The advantage of this method is that good samples are obtained, but it requires high quality picture sequences. The result thereof, moreover, is diminishing of the spatial resolution of the transmitted signal.
A second known method, called the "field skip" method, consists in the systematic elimination of every other frame and in the sampling, at the same lines, of each kept frame (FIG. 2) but in quincunxial form. This method results in a loss of half of the vertical definition.
A third prior art method, developed after the Muse system, consists in doing a sampling operation on four frames, in systematically eliminating the frames 3 and 4. Referring to the depiction of FIG. 1, the method consists in sampling the frame 1, at 1 and 3, and the frame 2, at 2 and 4. This method has the drawback of requiring a temporal management of the sampling memory with a buffer memory arrangement, because the samples 3 are sampled, in time, before the samples 2, but must then be transmitted after these samples 2, during the third frame signal.
In short, the prior art methods disadvantage either spatial resolution (in the Muse method) or temporal resolution, or again, they reduce vertical resolution by half (as in the field skip method).
Furthermore, there is another known system for video signal compression, such as the one described in the patent document PCT-A-8 705 000 (British Broadcasting Corporation) proposing the use of motion vectors defined on the picture to achieve the compression processing with a view to improving the sub-sampling of moving picture zones. The proposed sampling structure is chiefly of structure of the line quincunx type, distributed on each frame of successive sets of four frames. The sampling mask for the sampled frames, from the second frame of each set onwards, is shifted as a function of information on motion vectors, so as to sample picture points complementary to those sampled in the first frame, to maximize the amount of information transmitted and, hence, the picture definition.

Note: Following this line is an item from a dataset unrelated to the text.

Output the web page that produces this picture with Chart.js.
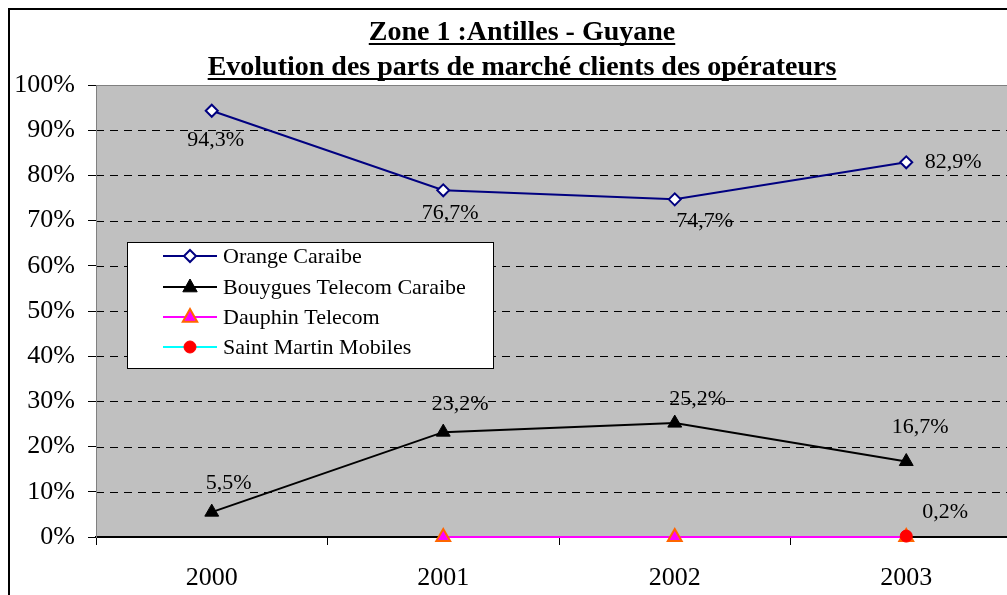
<!DOCTYPE html>
<html>
<head>
<meta charset="utf-8">
<script src="https://cdn.jsdelivr.net/npm/chart.js@4/dist/chart.umd.min.js"></script>
<style>
  html, body { margin: 0; padding: 0; background: #fff; overflow: hidden; }
  #wrap { position: absolute; left: 0; top: 0; width: 1040px; height: 640px; }
</style>
</head>
<body>
<div id="wrap"><canvas id="c" width="1040" height="640"></canvas></div>
<script>
// ---- data ----
const titleLines = ['Zone 1 :Antilles - Guyane', 'Evolution des parts de marché clients des opérateurs'];
const years = ['2000', '2001', '2002', '2003'];
const seriesNames = ['Orange Caraibe', 'Bouygues Telecom Caraibe', 'Dauphin Telecom', 'Saint Martin Mobiles'];
const orange = [94.3, 76.7, 74.7, 82.9];
const bouygues = [5.5, 23.2, 25.2, 16.7];
const dauphin = [null, 0, 0, 0];
const saintMartin = [null, null, null, 0.2];
const yTicks = [0, 10, 20, 30, 40, 50, 60, 70, 80, 90, 100];

// ---- label placement (style only) ----
const labelSpecs = [
  {ds: 0, i: 0, dx: 4, dy: 29}, {ds: 0, i: 1, dx: 7, dy: 23}, {ds: 0, i: 2, dx: 30, dy: 22}, {ds: 0, i: 3, dx: 47, dy: 0},
  {ds: 1, i: 0, dx: 17, dy: -29}, {ds: 1, i: 1, dx: 17, dy: -28}, {ds: 1, i: 2, dx: 23, dy: -24}, {ds: 1, i: 3, dx: 14, dy: -34},
  {ds: 3, i: 3, dx: 39, dy: -24}
];
const FONT = '"Liberation Serif", "Times New Roman", serif';

function fmt(v) { return v.toFixed(1).replace('.', ',') + '%'; }

function drawMarker(ctx, style, x, y, r, fill, stroke, lw) {
  ctx.save();
  ctx.beginPath();
  if (style === 'rectRot') {
    ctx.moveTo(x, y - r); ctx.lineTo(x + r, y); ctx.lineTo(x, y + r); ctx.lineTo(x - r, y); ctx.closePath();
  } else if (style === 'triangle') {
    ctx.moveTo(x, y - r); ctx.lineTo(x + r * 0.9, y + r * 0.6); ctx.lineTo(x - r * 0.9, y + r * 0.6); ctx.closePath();
  } else {
    ctx.arc(x, y, r, 0, Math.PI * 2);
  }
  ctx.fillStyle = fill; ctx.fill();
  if (lw > 0) { ctx.lineWidth = lw; ctx.strokeStyle = stroke; ctx.stroke(); }
  ctx.restore();
}

const decor = {
  id: 'decor',
  beforeDraw(chart) {
    const {ctx, chartArea: a} = chart;
    ctx.save();
    ctx.fillStyle = '#fff';
    ctx.fillRect(0, 0, chart.width, chart.height);
    ctx.fillStyle = '#C0C0C0';
    ctx.fillRect(a.left, a.top, a.right - a.left, a.bottom - a.top);
    // dashed grid lines
    const y = chart.scales.y;
    ctx.strokeStyle = '#000';
    ctx.lineWidth = 1;
    ctx.setLineDash([8, 6]);
    yTicks.forEach(v => {
      if (v === 0 || v === 100) return;
      const py = Math.round(y.getPixelForValue(v)) + 0.5;
      ctx.beginPath(); ctx.moveTo(a.left, py); ctx.lineTo(a.right, py); ctx.stroke();
    });
    ctx.setLineDash([]);
    ctx.strokeStyle = '#808080';
    ctx.beginPath();
    ctx.moveTo(a.left + 0.5, a.bottom); ctx.lineTo(a.left + 0.5, a.top + 0.5); ctx.lineTo(a.right - 0.5, a.top + 0.5); ctx.lineTo(a.right - 0.5, a.bottom);
    ctx.stroke();
    ctx.restore();
  },
  afterDatasetsDraw(chart) {
    const {ctx} = chart;
    ctx.save();
    // data labels
    ctx.font = '22px ' + FONT;
    ctx.fillStyle = '#000';
    ctx.textAlign = 'center';
    ctx.textBaseline = 'middle';
    labelSpecs.forEach(s => {
      const meta = chart.getDatasetMeta(s.ds);
      const el = meta.data[s.i];
      const v = chart.data.datasets[s.ds].data[s.i];
      if (!el || v == null) return;
      ctx.fillText(fmt(v), el.x + s.dx, el.y + s.dy);
    });
    // legend
    const bx = 127, by = 242, bw = 366, bh = 126;
    ctx.fillStyle = '#fff';
    ctx.fillRect(bx, by, bw, bh);
    ctx.strokeStyle = '#000'; ctx.lineWidth = 1;
    ctx.strokeRect(bx + 0.5, by + 0.5, bw, bh);
    const rows = [256, 287, 317, 347];
    ctx.font = '22px ' + FONT;
    ctx.textAlign = 'left';
    chart.data.datasets.forEach((ds, k) => {
      const ry = rows[k];
      ctx.strokeStyle = ds.borderColor; ctx.lineWidth = 2;
      ctx.beginPath(); ctx.moveTo(163, ry); ctx.lineTo(217, ry); ctx.stroke();
      drawMarker(ctx, ds.pointStyle, 190, ry, ds.pointRadius, ds.pointBackgroundColor, ds.pointBorderColor, ds.pointBorderWidth);
      ctx.fillStyle = '#000';
      ctx.fillText(ds.label, 223, ry + 1);
    });
    ctx.restore();
  },
  afterDraw(chart) {
    const {ctx} = chart;
    ctx.save();
    // frame
    ctx.strokeStyle = '#000'; ctx.lineWidth = 2;
    ctx.strokeRect(9, 9, chart.width + 20, chart.height + 20);
    // title
    ctx.font = 'bold 28px ' + FONT;
    ctx.fillStyle = '#000';
    ctx.textAlign = 'center';
    ctx.textBaseline = 'alphabetic';
    const cx = 522;
    const bases = [40, 75];
    titleLines.forEach((t, k) => {
      ctx.fillText(t, cx, bases[k]);
      const w = ctx.measureText(t).width;
      ctx.fillRect(cx - w / 2, bases[k] + 3, w, 2);
    });
    ctx.restore();
  }
};

const datasets = [
  {label: seriesNames[0], data: orange, borderColor: '#000080', borderWidth: 2, pointStyle: 'rectRot', pointRadius: 6,
   pointBackgroundColor: '#fff', pointBorderColor: '#000080', pointBorderWidth: 2, order: 4},
  {label: seriesNames[1], data: bouygues, borderColor: '#000', borderWidth: 2, pointStyle: 'triangle', pointRadius: 8,
   pointBackgroundColor: '#000', pointBorderColor: '#000', pointBorderWidth: 1, order: 3},
  {label: seriesNames[2], data: dauphin, borderColor: '#FF00FF', borderWidth: 2, pointStyle: 'triangle', pointRadius: 8,
   pointBackgroundColor: '#FF00FF', pointBorderColor: '#FF6600', pointBorderWidth: 2, order: 2},
  {label: seriesNames[3], data: saintMartin, borderColor: '#00FFFF', borderWidth: 2, pointStyle: 'circle', pointRadius: 6,
   pointBackgroundColor: '#FF0000', pointBorderColor: '#FF0000', pointBorderWidth: 1, order: 1}
].map(d => Object.assign({fill: false, tension: 0, clip: false, spanGaps: false, backgroundColor: d.pointBackgroundColor}, d));

new Chart(document.getElementById('c'), {
  type: 'line',
  data: {labels: years, datasets},
  plugins: [decor],
  options: {
    responsive: false,
    devicePixelRatio: 1,
    animation: false,
    layout: {padding: {left: 0, top: 85, right: 18, bottom: 0}},
    plugins: {legend: {display: false}, title: {display: false}, tooltip: {enabled: false}},
    scales: {
      x: {
        type: 'category',
        offset: true,
        grid: {display: true, drawOnChartArea: false, drawTicks: true, tickLength: 8, offset: true, color: '#000', tickColor: '#000'},
        border: {display: true, color: '#000', width: 2},
        ticks: {color: '#000', font: {family: FONT, size: 26}, padding: 18, maxRotation: 0},
        afterFit(s) { s.height = 103; }
      },
      y: {
        min: 0, max: 100,
        afterBuildTicks(s) { s.ticks = yTicks.map(v => ({value: v})); },
        grid: {display: true, drawOnChartArea: false, drawTicks: true, tickLength: 8, color: '#000', tickColor: '#000'},
        border: {display: true, color: '#808080', width: 1},
        ticks: {color: '#000', font: {family: FONT, size: 26}, padding: 13, callback: v => v + '%'},
        afterFit(s) { s.width = 96; }
      }
    }
  }
});
</script>
</body>
</html>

However, the principle of the British invention has the drawback of making the sampling structure take the motion vector module entirely into account. This calls for setting up complex systems requiring high consumption in data processing to handle motion vector modules. The complexity further increases for reconstructions implying the temporary storage of the first frames in the sets of four frames, for picture reconstruction.